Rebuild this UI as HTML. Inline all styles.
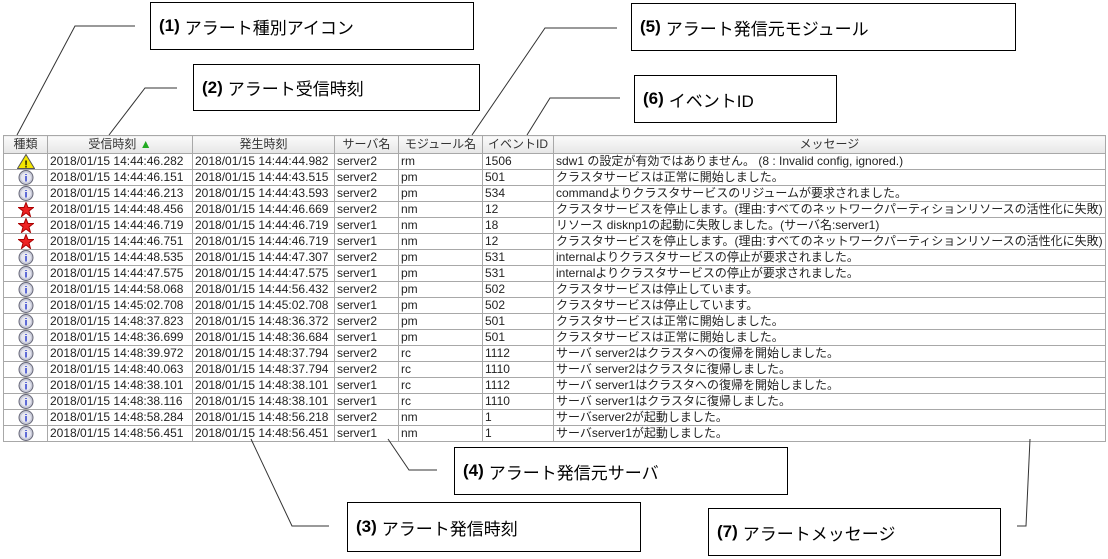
<!DOCTYPE html><html><head><meta charset="utf-8"><style>
body{margin:0;width:1108px;height:559px;background:#fff;position:relative;overflow:hidden;font-family:"Liberation Sans","Noto Sans CJK JP",sans-serif}
.box{position:absolute;border:1px solid #000;box-sizing:border-box;font-size:17px;display:flex;align-items:center;padding-left:8px;color:#000}
.box b{margin-right:5px}
table{position:absolute;left:3px;top:135px;border-collapse:collapse;table-layout:fixed;font-size:12px;color:#222}
td,th{border:1px solid #a8a8a8;height:15px;padding:0 2px;white-space:nowrap;overflow:hidden;line-height:15px}
th{font-weight:normal;background:linear-gradient(#fafafa,#e6e6e6);height:17px;color:#333}
td.ic{text-align:center;padding:0}
svg.i{display:block;margin:0 auto}
</style></head><body>
<svg width="1108" height="559" style="position:absolute;left:0;top:0;z-index:2" fill="none" stroke="#333" stroke-width="1">
<polyline points="135,26 75,26 17,135"/>
<polyline points="177,88 145,88 109,135"/>
<polyline points="617,28 545,28 472,135"/>
<polyline points="620,98 550,98 527,135"/>
<polyline points="388,439 409,470 437,470"/>
<polyline points="251,439 292,526 329,526"/>
<polyline points="1030,439 1026,526 1017,526"/>
</svg>
<div class="box" style="left:150px;top:2px;width:324px;height:48px"><b>(1)</b>アラート種別アイコン</div>
<div class="box" style="left:193px;top:64px;width:287px;height:47px"><b>(2)</b>アラート受信時刻</div>
<div class="box" style="left:631px;top:3px;width:385px;height:48px"><b>(5)</b>アラート発信元モジュール</div>
<div class="box" style="left:634px;top:75px;width:203px;height:48px"><b>(6)</b>イベントID</div>
<div class="box" style="left:454px;top:447px;width:334px;height:48px"><b>(4)</b>アラート発信元サーバ</div>
<div class="box" style="left:347px;top:502px;width:294px;height:50px"><b>(3)</b>アラート発信時刻</div>
<div class="box" style="left:708px;top:508px;width:293px;height:48px"><b>(7)</b>アラートメッセージ</div>
<table>
<colgroup><col style="width:44px"><col style="width:145px"><col style="width:142px"><col style="width:64px"><col style="width:84px"><col style="width:71px"><col style="width:551px"></colgroup>
<tr><th>種類</th><th>受信時刻 <span style="color:#2a2">▲</span></th><th>発生時刻</th><th>サーバ名</th><th>モジュール名</th><th>イベントID</th><th>メッセージ</th></tr>
<tbody id="tb"></tbody>
</table>
<script>
var W='<svg class="i" width="18" height="15"><polygon points="9,0.5 17.5,14.5 0.5,14.5" fill="#f4e600" stroke="#555"/><text x="9" y="13.5" font-size="10" text-anchor="middle" fill="#000" font-weight="bold">!</text></svg>';
var I='<svg class="i" width="16" height="15"><circle cx="8" cy="7.5" r="7" fill="#c8cad8" stroke="#667"/><circle cx="8" cy="7.5" r="5" fill="#e8e8f0"/><text x="8" y="11.5" font-size="10" text-anchor="middle" fill="#23c" font-weight="bold">i</text></svg>';
var S='<svg class="i" width="16" height="15"><polygon points="8,0.5 10,5.5 15.5,5.5 11,9 12.5,14.5 8,11 3.5,14.5 5,9 0.5,5.5 6,5.5" fill="#e22" stroke="#a00"/></svg>';
var R=[[W,"2018/01/15 14:44:46.282","2018/01/15 14:44:44.982","server2","rm","1506","sdw1 の設定が有効ではありません。 (8 : Invalid config, ignored.)"],
[I,"2018/01/15 14:44:46.151","2018/01/15 14:44:43.515","server2","pm","501","クラスタサービスは正常に開始しました。"],
[I,"2018/01/15 14:44:46.213","2018/01/15 14:44:43.593","server2","pm","534","commandよりクラスタサービスのリジュームが要求されました。"],
[S,"2018/01/15 14:44:48.456","2018/01/15 14:44:46.669","server2","nm","12","クラスタサービスを停止します。(理由:すべてのネットワークパーティションリソースの活性化に失敗)"],
[S,"2018/01/15 14:44:46.719","2018/01/15 14:44:46.719","server1","nm","18","リソース disknp1の起動に失敗しました。(サーバ名:server1)"],
[S,"2018/01/15 14:44:46.751","2018/01/15 14:44:46.719","server1","nm","12","クラスタサービスを停止します。(理由:すべてのネットワークパーティションリソースの活性化に失敗)"],
[I,"2018/01/15 14:44:48.535","2018/01/15 14:44:47.307","server2","pm","531","internalよりクラスタサービスの停止が要求されました。"],
[I,"2018/01/15 14:44:47.575","2018/01/15 14:44:47.575","server1","pm","531","internalよりクラスタサービスの停止が要求されました。"],
[I,"2018/01/15 14:44:58.068","2018/01/15 14:44:56.432","server2","pm","502","クラスタサービスは停止しています。"],
[I,"2018/01/15 14:45:02.708","2018/01/15 14:45:02.708","server1","pm","502","クラスタサービスは停止しています。"],
[I,"2018/01/15 14:48:37.823","2018/01/15 14:48:36.372","server2","pm","501","クラスタサービスは正常に開始しました。"],
[I,"2018/01/15 14:48:36.699","2018/01/15 14:48:36.684","server1","pm","501","クラスタサービスは正常に開始しました。"],
[I,"2018/01/15 14:48:39.972","2018/01/15 14:48:37.794","server2","rc","1112","サーバ server2はクラスタへの復帰を開始しました。"],
[I,"2018/01/15 14:48:40.063","2018/01/15 14:48:37.794","server2","rc","1110","サーバ server2はクラスタに復帰しました。"],
[I,"2018/01/15 14:48:38.101","2018/01/15 14:48:38.101","server1","rc","1112","サーバ server1はクラスタへの復帰を開始しました。"],
[I,"2018/01/15 14:48:38.116","2018/01/15 14:48:38.101","server1","rc","1110","サーバ server1はクラスタに復帰しました。"],
[I,"2018/01/15 14:48:58.284","2018/01/15 14:48:56.218","server2","nm","1","サーバserver2が起動しました。"],
[I,"2018/01/15 14:48:56.451","2018/01/15 14:48:56.451","server1","nm","1","サーバserver1が起動しました。"]];
var h='';R.forEach(function(r){h+='<tr><td class="ic">'+r[0]+'</td>';for(var k=1;k<7;k++)h+='<td>'+r[k]+'</td>';h+='</tr>';});
document.getElementById('tb').innerHTML=h;
</script>
</body></html>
—————
**Brief**
Return the listing above in full and without alteration, excluding its pictures.

**Expected answer**
Rebuild this UI as HTML. Inline all styles.
<!DOCTYPE html><html><head><meta charset="utf-8"><style>
body{margin:0;width:1108px;height:559px;background:#fff;position:relative;overflow:hidden;font-family:"Liberation Sans","Noto Sans CJK JP",sans-serif}
.box{position:absolute;border:1px solid #000;box-sizing:border-box;font-size:17px;display:flex;align-items:center;padding-left:8px;color:#000}
.box b{margin-right:5px}
table{position:absolute;left:3px;top:135px;border-collapse:collapse;table-layout:fixed;font-size:12px;color:#222}
td,th{border:1px solid #a8a8a8;height:15px;padding:0 2px;white-space:nowrap;overflow:hidden;line-height:15px}
th{font-weight:normal;background:linear-gradient(#fafafa,#e6e6e6);height:17px;color:#333}
td.ic{text-align:center;padding:0}
svg.i{display:block;margin:0 auto}
</style></head><body>
<svg width="1108" height="559" style="position:absolute;left:0;top:0;z-index:2" fill="none" stroke="#333" stroke-width="1">
<polyline points="135,26 75,26 17,135"/>
<polyline points="177,88 145,88 109,135"/>
<polyline points="617,28 545,28 472,135"/>
<polyline points="620,98 550,98 527,135"/>
<polyline points="388,439 409,470 437,470"/>
<polyline points="251,439 292,526 329,526"/>
<polyline points="1030,439 1026,526 1017,526"/>
</svg>
<div class="box" style="left:150px;top:2px;width:324px;height:48px"><b>(1)</b>アラート種別アイコン</div>
<div class="box" style="left:193px;top:64px;width:287px;height:47px"><b>(2)</b>アラート受信時刻</div>
<div class="box" style="left:631px;top:3px;width:385px;height:48px"><b>(5)</b>アラート発信元モジュール</div>
<div class="box" style="left:634px;top:75px;width:203px;height:48px"><b>(6)</b>イベントID</div>
<div class="box" style="left:454px;top:447px;width:334px;height:48px"><b>(4)</b>アラート発信元サーバ</div>
<div class="box" style="left:347px;top:502px;width:294px;height:50px"><b>(3)</b>アラート発信時刻</div>
<div class="box" style="left:708px;top:508px;width:293px;height:48px"><b>(7)</b>アラートメッセージ</div>
<table>
<colgroup><col style="width:44px"><col style="width:145px"><col style="width:142px"><col style="width:64px"><col style="width:84px"><col style="width:71px"><col style="width:551px"></colgroup>
<tr><th>種類</th><th>受信時刻 <span style="color:#2a2">▲</span></th><th>発生時刻</th><th>サーバ名</th><th>モジュール名</th><th>イベントID</th><th>メッセージ</th></tr>
<tbody id="tb"></tbody>
</table>
<script>
var W='<svg class="i" width="18" height="15"><polygon points="9,0.5 17.5,14.5 0.5,14.5" fill="#f4e600" stroke="#555"/><text x="9" y="13.5" font-size="10" text-anchor="middle" fill="#000" font-weight="bold">!</text></svg>';
var I='<svg class="i" width="16" height="15"><circle cx="8" cy="7.5" r="7" fill="#c8cad8" stroke="#667"/><circle cx="8" cy="7.5" r="5" fill="#e8e8f0"/><text x="8" y="11.5" font-size="10" text-anchor="middle" fill="#23c" font-weight="bold">i</text></svg>';
var S='<svg class="i" width="16" height="15"><polygon points="8,0.5 10,5.5 15.5,5.5 11,9 12.5,14.5 8,11 3.5,14.5 5,9 0.5,5.5 6,5.5" fill="#e22" stroke="#a00"/></svg>';
var R=[[W,"2018/01/15 14:44:46.282","2018/01/15 14:44:44.982","server2","rm","1506","sdw1 の設定が有効ではありません。 (8 : Invalid config, ignored.)"],
[I,"2018/01/15 14:44:46.151","2018/01/15 14:44:43.515","server2","pm","501","クラスタサービスは正常に開始しました。"],
[I,"2018/01/15 14:44:46.213","2018/01/15 14:44:43.593","server2","pm","534","commandよりクラスタサービスのリジュームが要求されました。"],
[S,"2018/01/15 14:44:48.456","2018/01/15 14:44:46.669","server2","nm","12","クラスタサービスを停止します。(理由:すべてのネットワークパーティションリソースの活性化に失敗)"],
[S,"2018/01/15 14:44:46.719","2018/01/15 14:44:46.719","server1","nm","18","リソース disknp1の起動に失敗しました。(サーバ名:server1)"],
[S,"2018/01/15 14:44:46.751","2018/01/15 14:44:46.719","server1","nm","12","クラスタサービスを停止します。(理由:すべてのネットワークパーティションリソースの活性化に失敗)"],
[I,"2018/01/15 14:44:48.535","2018/01/15 14:44:47.307","server2","pm","531","internalよりクラスタサービスの停止が要求されました。"],
[I,"2018/01/15 14:44:47.575","2018/01/15 14:44:47.575","server1","pm","531","internalよりクラスタサービスの停止が要求されました。"],
[I,"2018/01/15 14:44:58.068","2018/01/15 14:44:56.432","server2","pm","502","クラスタサービスは停止しています。"],
[I,"2018/01/15 14:45:02.708","2018/01/15 14:45:02.708","server1","pm","502","クラスタサービスは停止しています。"],
[I,"2018/01/15 14:48:37.823","2018/01/15 14:48:36.372","server2","pm","501","クラスタサービスは正常に開始しました。"],
[I,"2018/01/15 14:48:36.699","2018/01/15 14:48:36.684","server1","pm","501","クラスタサービスは正常に開始しました。"],
[I,"2018/01/15 14:48:39.972","2018/01/15 14:48:37.794","server2","rc","1112","サーバ server2はクラスタへの復帰を開始しました。"],
[I,"2018/01/15 14:48:40.063","2018/01/15 14:48:37.794","server2","rc","1110","サーバ server2はクラスタに復帰しました。"],
[I,"2018/01/15 14:48:38.101","2018/01/15 14:48:38.101","server1","rc","1112","サーバ server1はクラスタへの復帰を開始しました。"],
[I,"2018/01/15 14:48:38.116","2018/01/15 14:48:38.101","server1","rc","1110","サーバ server1はクラスタに復帰しました。"],
[I,"2018/01/15 14:48:58.284","2018/01/15 14:48:56.218","server2","nm","1","サーバserver2が起動しました。"],
[I,"2018/01/15 14:48:56.451","2018/01/15 14:48:56.451","server1","nm","1","サーバserver1が起動しました。"]];
var h='';R.forEach(function(r){h+='<tr><td class="ic">'+r[0]+'</td>';for(var k=1;k<7;k++)h+='<td>'+r[k]+'</td>';h+='</tr>';});
document.getElementById('tb').innerHTML=h;
</script>
</body></html>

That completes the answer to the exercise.